I didn't want to, but God was telling me, "Take the boat."
Tuesday was a beautiful, blue-sky day, again, and the kayak lay out in the courtyard, its wheels tucked up under its keel, beckoning to be used. But I had a Bible story to prepare for the afternoon kids club at a local school. Yakking would have to wait.
Loading up my truck with Bibles and song sheets, memory verse tokens and attendance lists, permission slips and cookies, I passed the blue, ocean kayak quietly watching me. Our lesson that day was Jesus jumping into Peter's boat to talk to the crowds of people that constantly followed Him, listening to His explanation of His Father, God, and His love and forgiveness, characteristics not familiar to those Jewish and Gentile people of Galilee.
"You should take the boat."
No, the kids will climb on it; they will get sidetracked and not listen to the lesson. I'll think about it as I continue getting things ready. Then I sat down to really study the lesson till it was time to go.
Luke 5:1-5a – One day as Jesus was preaching on the shore of the Sea of Galilee, great crowds pressed in on him to listen to the word of God. He noticed two empty boats at the water's edge, for the fishermen had left them and were washing their nets. Stepping into one of the boats, Jesus asked Simon, its owner, to push it out into the water. So he sat in the boat and taught the crowds from there. When he had finished speaking, he said to Simon, "Now go out where it is deeper, and let down your nets to catch some fish." "Master," Simon replied, "we worked hard all last night and didn't catch a thing." (NLT)
Peter had just met Jesus not many days before. And not really knowing what this new friend was capable of, Peter obligingly did what Jesus suggested: "If you say so, I'll let the nets down again." We know that Peter caught the catch of a lifetime! He hollered at his friends to come help: the boats couldn't hold all this catch, and the nets were tearing!
Practicing the story a couple of times, I was ready to go. The kayak quietly watched me. If you say so, Lord, I will take the boat. How I was to use it and where I was to hide it until its place in the story, I didn't know, but if God said so, I would take the boat.
Arriving at the school late, I reasoned that if I had time, I would take it in. All things ready, the last prop to go in place was the kayak. I put it behind the stage curtains, still not knowing how to work it in.
All went well, and it came time for the story. I retold the situation that Jesus was in, and to demonstrate, I had the fifty kids crowd around me, pushing me onto the stage. But Jesus had an idea to escape the people: He jumped into Peter's boat! At that, I rolled out the plastic vessel. The kids giggled, oohed, and ahhed. How cool! It illustrated the lesson, just as God had planned!

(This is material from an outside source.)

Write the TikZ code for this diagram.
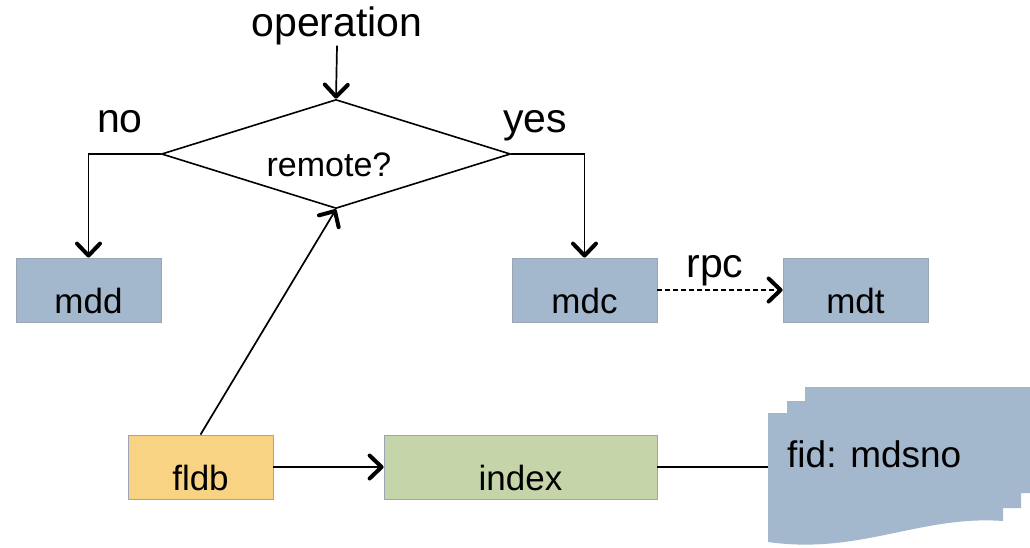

Maybe the kids didn't fully grasp the lesson as I confessed that I hadn't wanted to bring the kayak there, but God did. I had to tell Him exactly what Peter had said when he thought that Jesus had a crazy idea. I may have prepared a lesson for fifty kids, but God made it a lesson for just one: me.
That lesson, as so many have, sank into my heart and increased my faith. That's just how our God works: teachers and pastors learn more from preparing their lessons than the students. That's one of the great benefits of being obedient to God's call on our talents.
Prayer: Father, You are creator of all. You include everyone, yet one person at a time can be dear to You in a special way. Reminded once again of Your sovereignty, direct our attention to Your love, like You did with those crowds of people. May we yearn to follow You as a crowd, or as a church, or as an individual, like Peter. Your love is for us all. Thank You for that awesome love. Amen.